● Exercise
All of the data should be output character for character, except the pictures.

● Data
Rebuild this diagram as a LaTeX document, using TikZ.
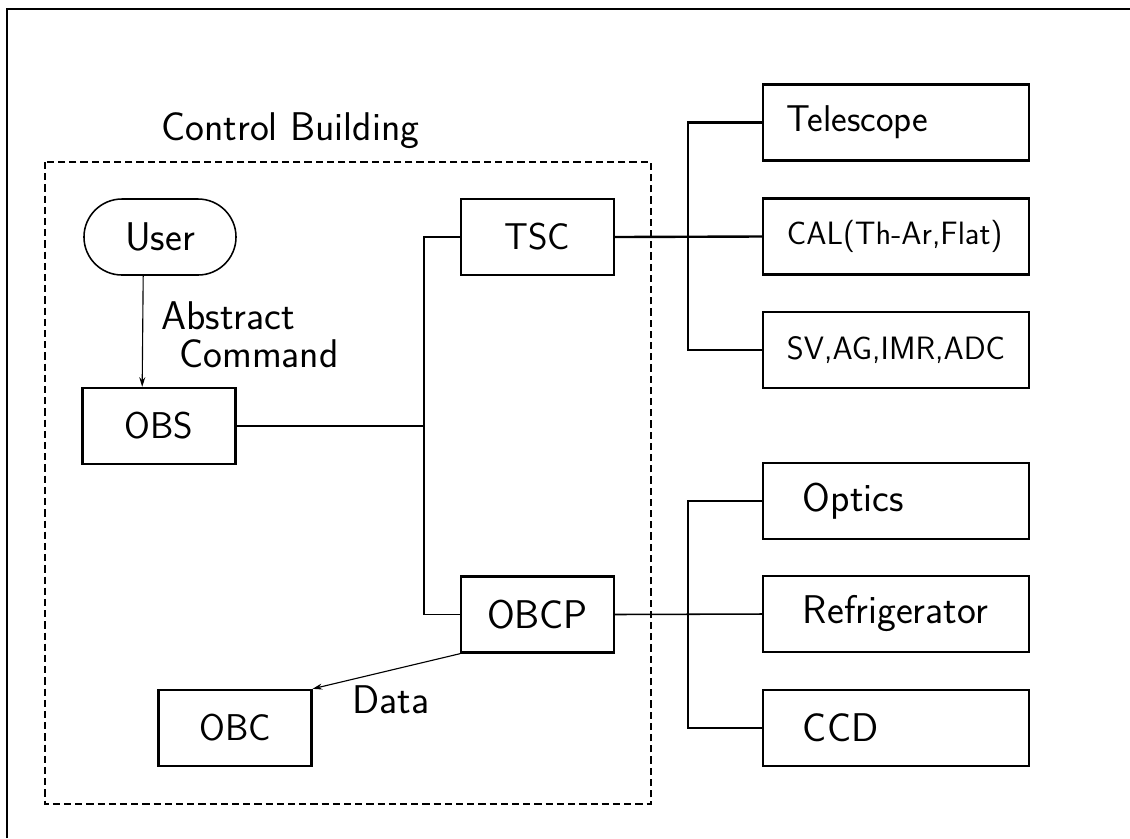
\documentclass[tikz,border=0pt]{standalone}
\usepackage{tikz}
\usetikzlibrary{positioning,arrows.meta,calc}
\newcommand{\bigsf}{\sffamily\fontsize{28.5}{27}\selectfont}
\newcommand{\boxsf}{\sffamily\fontsize{26.5}{27}\selectfont}
\newcommand{\smallsf}{\sffamily\fontsize{23}{26}\selectfont}
\exhyphenpenalty=10000
\hyphenpenalty=10000

\begin{document}
\begin{tikzpicture}[
    x=0.025cm, y=-0.025cm,
    block/.style={draw, line width=1.7pt, minimum width=3.82cm, minimum height=1.9cm, inner sep=0pt, font=\boxsf},
    unit/.style={draw, line width=1.7pt, minimum width=6.65cm, minimum height=1.9cm, inner ysep=0pt, align=left},
    upunit/.style={unit, text width=5.45cm, inner xsep=0.6cm, font=\smallsf},
    lowunit/.style={unit, text width=4.65cm, inner xsep=1cm, font=\bigsf},
    term/.style={draw, line width=1.1pt, rounded corners=0.95cm, minimum width=3.8cm, minimum height=1.9cm, inner sep=0pt, font=\bigsf},
    arrow/.style={-{Stealth[length=2.4mm, width=1.5mm]}, line width=0.8pt},
    wire/.style={line width=1.7pt},
    thinwire/.style={line width=1.1pt},
    label/.style={inner sep=0pt, font=\bigsf}
]
\useasboundingbox (0,0) rectangle (1130,838);

% Frame
\draw[line width=1.7pt] (7,838) -- (7,9) -- (1130,9);

% Control building
\node[label, anchor=base west] (bldg) at (161,140) {Control Building};
\draw[line width=1.3pt, dash pattern=on 0.18cm off 0.1cm] (45,162) rectangle (651,804);

\node[term] (user) at (160,237) {User};
\node[block] (obs) at (159,426) {OBS};
\node[block] (obc) at (235,728) {OBC};
\node[block] (tsc) at (537.5,237) {TSC};
\node[block, font=\bigsf] (obcp) at (537.5,614.5) {OBCP};

% Units
\node[upunit, font=\boxsf] (tel) at (896,122.5) {Telescope};
\node[upunit] (cal) at (896,236.5) {CAL(Th-Ar,Flat)};
\node[upunit] (sv) at (896,350) {SV,AG,IMR,ADC};
\node[lowunit] (optics) at (896,501) {Optics};
\node[lowunit] (refrig) at (896,614) {Refrigerator};
\node[lowunit] (ccd) at (896,728) {CCD};

% Buses
\coordinate (busl) at (424,426);
\coordinate (busu) at (688,237);
\coordinate (busd) at (688,614);

% Arrows
\draw[arrow] ([xshift=-0.42cm]user.south) -- ([xshift=-0.42cm]obs.north);
\node[label, anchor=north west, align=left] (cmd) at (161,301) {Abstract\\\hspace{0.45cm}Command};
\draw[wire] (obs.east) -- (busl);
\draw[wire] (tsc.west) -| (busl);
\draw[thinwire] (busl) |- (obcp.west);
\draw[wire] (tsc.east) -- (cal.west);
\draw[wire] (tel.west) -| (busu) |- (sv.west);
\draw[thinwire] (obcp.east) -- (refrig.west);
\draw[wire] (optics.west) -| (busd) |- (ccd.west);
\draw[arrow] (obcp.south west) -- (obc.north east);
\node[label, anchor=base west] (data) at (352,713) {Data};
\end{tikzpicture}
\end{document}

● Output for this task
Rebuild this diagram as a LaTeX document, using TikZ.
\documentclass[tikz,border=0pt]{standalone}
\usepackage{tikz}
\usetikzlibrary{positioning,arrows.meta,calc}
\newcommand{\bigsf}{\sffamily\fontsize{28.5}{27}\selectfont}
\newcommand{\boxsf}{\sffamily\fontsize{26.5}{27}\selectfont}
\newcommand{\smallsf}{\sffamily\fontsize{23}{26}\selectfont}
\exhyphenpenalty=10000
\hyphenpenalty=10000

\begin{document}
\begin{tikzpicture}[
    x=0.025cm, y=-0.025cm,
    block/.style={draw, line width=1.7pt, minimum width=3.82cm, minimum height=1.9cm, inner sep=0pt, font=\boxsf},
    unit/.style={draw, line width=1.7pt, minimum width=6.65cm, minimum height=1.9cm, inner ysep=0pt, align=left},
    upunit/.style={unit, text width=5.45cm, inner xsep=0.6cm, font=\smallsf},
    lowunit/.style={unit, text width=4.65cm, inner xsep=1cm, font=\bigsf},
    term/.style={draw, line width=1.1pt, rounded corners=0.95cm, minimum width=3.8cm, minimum height=1.9cm, inner sep=0pt, font=\bigsf},
    arrow/.style={-{Stealth[length=2.4mm, width=1.5mm]}, line width=0.8pt},
    wire/.style={line width=1.7pt},
    thinwire/.style={line width=1.1pt},
    label/.style={inner sep=0pt, font=\bigsf}
]
\useasboundingbox (0,0) rectangle (1130,838);

% Frame
\draw[line width=1.7pt] (7,838) -- (7,9) -- (1130,9);

% Control building
\node[label, anchor=base west] (bldg) at (161,140) {Control Building};
\draw[line width=1.3pt, dash pattern=on 0.18cm off 0.1cm] (45,162) rectangle (651,804);

\node[term] (user) at (160,237) {User};
\node[block] (obs) at (159,426) {OBS};
\node[block] (obc) at (235,728) {OBC};
\node[block] (tsc) at (537.5,237) {TSC};
\node[block, font=\bigsf] (obcp) at (537.5,614.5) {OBCP};

% Units
\node[upunit, font=\boxsf] (tel) at (896,122.5) {Telescope};
\node[upunit] (cal) at (896,236.5) {CAL(Th-Ar,Flat)};
\node[upunit] (sv) at (896,350) {SV,AG,IMR,ADC};
\node[lowunit] (optics) at (896,501) {Optics};
\node[lowunit] (refrig) at (896,614) {Refrigerator};
\node[lowunit] (ccd) at (896,728) {CCD};

% Buses
\coordinate (busl) at (424,426);
\coordinate (busu) at (688,237);
\coordinate (busd) at (688,614);

% Arrows
\draw[arrow] ([xshift=-0.42cm]user.south) -- ([xshift=-0.42cm]obs.north);
\node[label, anchor=north west, align=left] (cmd) at (161,301) {Abstract\\\hspace{0.45cm}Command};
\draw[wire] (obs.east) -- (busl);
\draw[wire] (tsc.west) -| (busl);
\draw[thinwire] (busl) |- (obcp.west);
\draw[wire] (tsc.east) -- (cal.west);
\draw[wire] (tel.west) -| (busu) |- (sv.west);
\draw[thinwire] (obcp.east) -- (refrig.west);
\draw[wire] (optics.west) -| (busd) |- (ccd.west);
\draw[arrow] (obcp.south west) -- (obc.north east);
\node[label, anchor=base west] (data) at (352,713) {Data};
\end{tikzpicture}
\end{document}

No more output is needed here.